Selection Rules for a Diatomic Molecule?

In summary: Bransden-Joachain says that the selection rule for ##\Delta K## for diatomic molecules is ##\Delta K = 0, \pm 1##.11.3 of Bransden-Joachain is the correct rule and states that ##\Delta \Lambda = 0, \pm 1##.
  • #1
3
0
Hello!
I have a question about selection rules and electronic transitions of a diatomic molecule: I can't find a good explanation about that, and there's so much confusion about the right rules to use.
I studied that on Bransden-Joachain's "Physics of atoms and molecules", but there (to whom have the book, paragraphs 11.1 and 11.3 of 2nd edition) is said that diatomic molecules are forced to have a transition with ΔΛ=0, and, some pages on, that there is a rule ΔΛ=0,+-1; so, which is the right one?
Surely they are referred to different situations, but it is not explained very clearly.
Thanks for the answers!
 
Physics news on Phys.org
  • #2
I don't really understand what Bransden and Joachain are saying in 11.1. They are discussing pure rotational spectra, so I don't see why they invoke ##\Delta \Lambda##.

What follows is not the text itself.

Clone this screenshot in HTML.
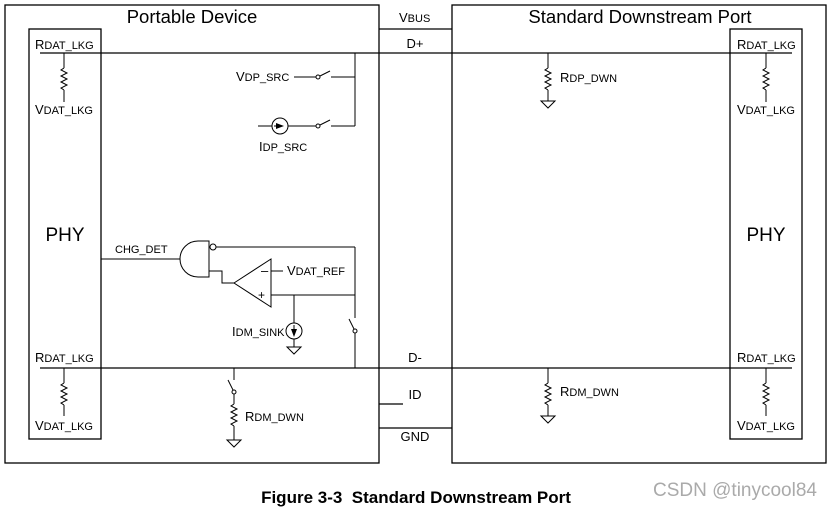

In any case, 11.3 is correct and ##\Delta \Lambda = 0, \pm 1##.
 
  • Like
Likes Twigg
  • #3
Hi, thank you for your help: I thought the same, but during class it was mentioned the ##\Delta \Lambda=0## only.
So, if I have to describe the possible transition between two fixed electonic states, I have to separate the case in which one of the two lamdas is not zero and the one they are zero?
 
  • #4
Sebacide said:
Hi, thank you for your help: I thought the same, but during class it was mentioned the ##\Delta \Lambda=0## only.
So, if I have to describe the possible transition between two fixed electonic states, I have to separate the case in which one of the two lamdas is not zero and the one they are zero?
The selection rules on ##\Delta K## is not the same for ##\Lambda = 0 \leftrightarrow \Lambda = 0## than for ##\Lambda \neq 0 \leftrightarrow \Lambda \neq 0##
 
  • #5
Sebacide said:
I have a question about selection rules and electronic transitions of a diatomic molecule: I can't find a good explanation about that, and there's so much confusion about the right rules to use.
The following books provide definitive discussions of the selection rules:

1. G. Herzberg, "Molecular Spectra and Molecular Structure. Volume I: Spectra of Diatomic Molecules. Second Edition" D. Van Nostrand, 1950.

2. C. H. Townes and A. L. Scawlow, "Microwave Spectroscopy", McGraw Hill, 1955.

While not new books, they are classic discussions of the fundamental concepts.